Advanced Micro Devices will start phasing out its value Duron processor line by the end of the year in favor of Athlon for all price ranges, Chairman W. Jerry Sanders late Wednesday told a financial analysts conference call.
That's when Fab 25 in Austin, Tex. completes the conversion from making Duron processors to becoming 100% a flash memory facility. That will leave processors only being fabricated at AMD's Fab 30 in Dresden, Germany, and at foundry UMC in Taiwan, Sanders revealed.
"We believe the (manufacturing) cost advantage of copper and 0.13-micron (processing) will enable Athlon to be competitive in price and performance in all markets," Sanders asserted.
However, one last Duron breath of life will come this quarter when AMD introduces its 0.13-micron Appaloosa, the equivalent of the first 0.13-micron Thoroughbred Athlon processor unveiled earlier in the day.
Sanders didn't comment on the Duron Appaloosa but pointed out that all 0.13-micron processors are the same die size and produced in Dresden. "The only difference is (on-die) L2 cache and the front side bus speed," he said.
Sanders disclosed for the first time that Athlon 0.13-micron proces technology would be transferred to UMC in the second half "and (UMC) product shipments would come early next year."
AMD President Hector Ruiz said one driving reason for the early Athlon processor out-sourcing to UMC is the expected fast ramp at Dresden to the upcoming next generation 32-bit/64-bit Hammer family. "We intend to have (Dresden) Fab 30 to become dedicated to Hammer. We will use UMC to make a large number of Athlons tomeet the market needs," he said.

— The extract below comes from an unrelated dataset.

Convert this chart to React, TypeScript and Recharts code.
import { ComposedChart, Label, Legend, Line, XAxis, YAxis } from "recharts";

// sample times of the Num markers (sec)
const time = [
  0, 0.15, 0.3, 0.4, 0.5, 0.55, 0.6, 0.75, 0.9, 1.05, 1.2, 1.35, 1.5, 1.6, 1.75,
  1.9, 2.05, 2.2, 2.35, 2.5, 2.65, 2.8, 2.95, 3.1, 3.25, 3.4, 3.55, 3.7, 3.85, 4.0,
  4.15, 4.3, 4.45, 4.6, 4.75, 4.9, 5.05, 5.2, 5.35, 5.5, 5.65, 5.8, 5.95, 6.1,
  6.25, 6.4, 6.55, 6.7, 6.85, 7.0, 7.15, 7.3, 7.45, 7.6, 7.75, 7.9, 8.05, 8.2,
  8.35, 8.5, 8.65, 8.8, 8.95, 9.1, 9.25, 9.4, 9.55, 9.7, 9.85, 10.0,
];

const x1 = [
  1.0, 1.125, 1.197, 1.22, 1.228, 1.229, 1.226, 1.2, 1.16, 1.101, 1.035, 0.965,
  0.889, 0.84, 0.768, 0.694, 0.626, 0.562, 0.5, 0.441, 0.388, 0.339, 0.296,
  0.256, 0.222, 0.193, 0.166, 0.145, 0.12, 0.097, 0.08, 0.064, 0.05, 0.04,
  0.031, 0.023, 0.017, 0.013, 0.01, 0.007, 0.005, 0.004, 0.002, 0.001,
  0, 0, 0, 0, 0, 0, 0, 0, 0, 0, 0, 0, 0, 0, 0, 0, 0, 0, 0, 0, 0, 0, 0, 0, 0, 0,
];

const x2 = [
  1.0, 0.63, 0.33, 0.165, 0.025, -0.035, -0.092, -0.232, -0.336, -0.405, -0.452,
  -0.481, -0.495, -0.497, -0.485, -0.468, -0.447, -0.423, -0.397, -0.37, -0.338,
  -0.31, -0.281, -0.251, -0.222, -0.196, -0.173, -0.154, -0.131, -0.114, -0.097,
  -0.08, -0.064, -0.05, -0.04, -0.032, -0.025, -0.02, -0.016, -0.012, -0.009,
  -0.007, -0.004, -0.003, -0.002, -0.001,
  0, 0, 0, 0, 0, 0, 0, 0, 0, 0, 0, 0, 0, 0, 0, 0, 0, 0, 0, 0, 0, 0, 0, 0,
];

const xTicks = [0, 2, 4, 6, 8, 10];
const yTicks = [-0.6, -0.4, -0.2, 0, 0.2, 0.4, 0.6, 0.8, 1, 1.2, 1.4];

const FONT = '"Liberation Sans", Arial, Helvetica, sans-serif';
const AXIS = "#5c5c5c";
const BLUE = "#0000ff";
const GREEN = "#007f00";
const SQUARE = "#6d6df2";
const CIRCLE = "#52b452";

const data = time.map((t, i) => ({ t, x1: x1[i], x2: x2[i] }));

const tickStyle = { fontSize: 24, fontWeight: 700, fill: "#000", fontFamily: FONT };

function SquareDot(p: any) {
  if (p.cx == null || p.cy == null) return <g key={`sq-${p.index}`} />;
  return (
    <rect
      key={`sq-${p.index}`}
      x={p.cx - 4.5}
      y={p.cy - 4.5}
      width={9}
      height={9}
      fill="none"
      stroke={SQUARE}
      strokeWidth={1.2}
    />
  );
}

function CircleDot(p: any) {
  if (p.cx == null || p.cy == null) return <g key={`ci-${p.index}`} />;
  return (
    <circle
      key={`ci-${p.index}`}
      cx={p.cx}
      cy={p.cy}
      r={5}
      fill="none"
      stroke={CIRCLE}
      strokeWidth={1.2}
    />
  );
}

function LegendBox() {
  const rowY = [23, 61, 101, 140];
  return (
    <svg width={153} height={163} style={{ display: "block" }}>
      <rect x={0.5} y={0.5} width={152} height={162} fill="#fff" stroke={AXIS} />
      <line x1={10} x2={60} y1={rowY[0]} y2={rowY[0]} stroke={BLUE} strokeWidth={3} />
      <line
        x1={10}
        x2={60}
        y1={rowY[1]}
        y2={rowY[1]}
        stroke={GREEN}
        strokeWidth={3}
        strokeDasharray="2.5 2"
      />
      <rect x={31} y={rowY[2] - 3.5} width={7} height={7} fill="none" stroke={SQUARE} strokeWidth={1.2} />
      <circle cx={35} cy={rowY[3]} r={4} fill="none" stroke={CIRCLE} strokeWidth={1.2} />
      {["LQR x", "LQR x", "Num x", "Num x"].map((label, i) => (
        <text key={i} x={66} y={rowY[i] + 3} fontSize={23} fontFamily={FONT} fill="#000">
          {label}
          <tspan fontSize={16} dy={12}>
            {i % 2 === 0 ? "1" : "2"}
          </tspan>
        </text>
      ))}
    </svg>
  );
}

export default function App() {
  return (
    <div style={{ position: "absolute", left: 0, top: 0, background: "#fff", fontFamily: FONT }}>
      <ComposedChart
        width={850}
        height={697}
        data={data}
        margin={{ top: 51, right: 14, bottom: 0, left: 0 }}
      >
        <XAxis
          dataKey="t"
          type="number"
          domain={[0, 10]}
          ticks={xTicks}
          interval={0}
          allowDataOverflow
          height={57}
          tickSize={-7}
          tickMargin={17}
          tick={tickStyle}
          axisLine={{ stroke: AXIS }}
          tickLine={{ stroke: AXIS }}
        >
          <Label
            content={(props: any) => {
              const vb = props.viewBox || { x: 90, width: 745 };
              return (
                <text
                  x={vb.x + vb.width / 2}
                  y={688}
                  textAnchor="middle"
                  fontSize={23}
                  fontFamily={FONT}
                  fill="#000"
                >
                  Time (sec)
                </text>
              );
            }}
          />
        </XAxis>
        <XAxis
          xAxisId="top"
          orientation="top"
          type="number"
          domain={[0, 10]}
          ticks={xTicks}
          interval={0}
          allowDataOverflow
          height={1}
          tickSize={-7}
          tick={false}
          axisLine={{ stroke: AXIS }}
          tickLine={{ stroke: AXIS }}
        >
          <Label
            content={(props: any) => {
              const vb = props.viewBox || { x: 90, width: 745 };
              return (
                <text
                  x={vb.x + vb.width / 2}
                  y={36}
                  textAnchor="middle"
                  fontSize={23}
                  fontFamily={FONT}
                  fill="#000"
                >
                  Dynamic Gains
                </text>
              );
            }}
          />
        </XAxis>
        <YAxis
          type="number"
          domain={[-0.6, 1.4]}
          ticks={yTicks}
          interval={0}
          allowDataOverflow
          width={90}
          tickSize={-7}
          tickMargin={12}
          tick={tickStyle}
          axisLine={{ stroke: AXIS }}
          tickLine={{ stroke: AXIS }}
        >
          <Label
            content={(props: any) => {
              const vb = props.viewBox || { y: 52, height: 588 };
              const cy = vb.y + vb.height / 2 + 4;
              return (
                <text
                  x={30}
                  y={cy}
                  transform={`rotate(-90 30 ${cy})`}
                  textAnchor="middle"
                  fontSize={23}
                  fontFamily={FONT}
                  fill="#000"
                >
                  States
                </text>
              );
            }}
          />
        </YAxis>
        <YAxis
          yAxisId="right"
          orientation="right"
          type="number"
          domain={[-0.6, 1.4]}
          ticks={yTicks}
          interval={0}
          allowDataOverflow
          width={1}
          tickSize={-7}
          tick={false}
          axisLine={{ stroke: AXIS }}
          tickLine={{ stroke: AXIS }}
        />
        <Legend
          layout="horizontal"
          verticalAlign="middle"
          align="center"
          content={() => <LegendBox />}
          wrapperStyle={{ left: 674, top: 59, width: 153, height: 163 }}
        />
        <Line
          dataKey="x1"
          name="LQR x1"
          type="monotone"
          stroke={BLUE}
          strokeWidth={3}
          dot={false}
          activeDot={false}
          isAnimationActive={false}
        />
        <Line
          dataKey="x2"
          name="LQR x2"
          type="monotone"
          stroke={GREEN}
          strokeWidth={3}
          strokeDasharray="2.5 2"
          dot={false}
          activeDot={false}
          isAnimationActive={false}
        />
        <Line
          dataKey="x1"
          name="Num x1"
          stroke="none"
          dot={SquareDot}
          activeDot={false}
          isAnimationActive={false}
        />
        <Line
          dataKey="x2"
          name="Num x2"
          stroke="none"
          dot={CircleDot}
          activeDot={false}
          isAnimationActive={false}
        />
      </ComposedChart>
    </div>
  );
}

Ruiz said even as the PC Claw Hammer and high-end Sledge Hammer processors ramp up to dominate the AMD processor line in the coming years, "there will still be a good market for Athlon" for some time to come.
Sanders said AMD has achieved first silicon of its 100 million transistor nine-layer interconnect SOI Sledge Hammer chip. "It should be on the market early next year to compete against the (Intel Corp.) Itanium," he said. The PC Claw hammer version is on track for release later this year.
The AMD Chairman also hinted that Microsoft Corp. may be working with the firm on developing a 64-bit operating system extension to the existing 32-bit Windows versions for the Hammer series. "We gave working (Hammer) samples to Microsoft.
We have them working code. Microsoft now must make the determination what to do and when," he added.
One analyst asked if Sanders' highly supportive of Microsoft testimony earlier this week in the remaining states' trial on the antitrust remedy was a "quid pro quo" to get the software giant's backing for Hammer. "The press tried to tie my
testimony as a favor to Bill (Gates) and asking a favor in return. There was no quid-pro-quo. I am just a great believer that (open) Windows operating system is very valuable for industry. I was very happy to testify."
AMD earlier this year announced a joint venture partnership with UMC to build a 300mm wafer fab in Singapore, but that isn't slated for production until 2005. At the time AMD hinted it might use UMC to out-source some processor production
before then, but not until Wednesday were the outlines of such large-scale planned foundry orders made known.
Ruiz also disclosed that AMD's 0.13-micron wafer production at Dresden was accelerating and the total transition to the next chip node had moved up by one quarter -- presumably to the end of Q3 '02.
In other questioning, Sanders claimed AMD had held its market share against Intel in the first quarter, without specifying a percentage. However, he said AMD shipped a record 8 million processors in the quarter out of an industry total of 41 million processors, which works out to 19.5% AMD market share.
He asserted that AMD actually gained market share among PC makers except for Dell Computers, "which is exclusively an Intel house." And since he said Dell was the only PC firm with major growth in the market, and AMD was locked out at that firm, "we did extraordinarily well." However, he felt if Dell continued to be the only growing PC maker, "we probably can't increase our market share this quarter."
AMD reported processor revenue in the first quarter of $684 million, down from $703 million the previous period but up slightly from the same quarter a year ago.
Flash memory had revenues of $160 million, down from $196 million sequentially and down from $411 million on a year-to-year basis. However, Sanders felt for AMD the revenue bottom had been reached and sales should increase in the second
quarter. He said the glut of customer inventories has been worked down, and AMD has won significant new design wins among major customers, including Nokia.
Sanders told analysts they could work out AMD's break-even point, based on the firm's previous contention it would reduce costs $100 million in 2002, which would work out to $875 million break-even in the second quarter. "If total sales come in at $900 million in the quarter, we will make a profit. If they come in at the lower $840 million range of our estimate we will lose money."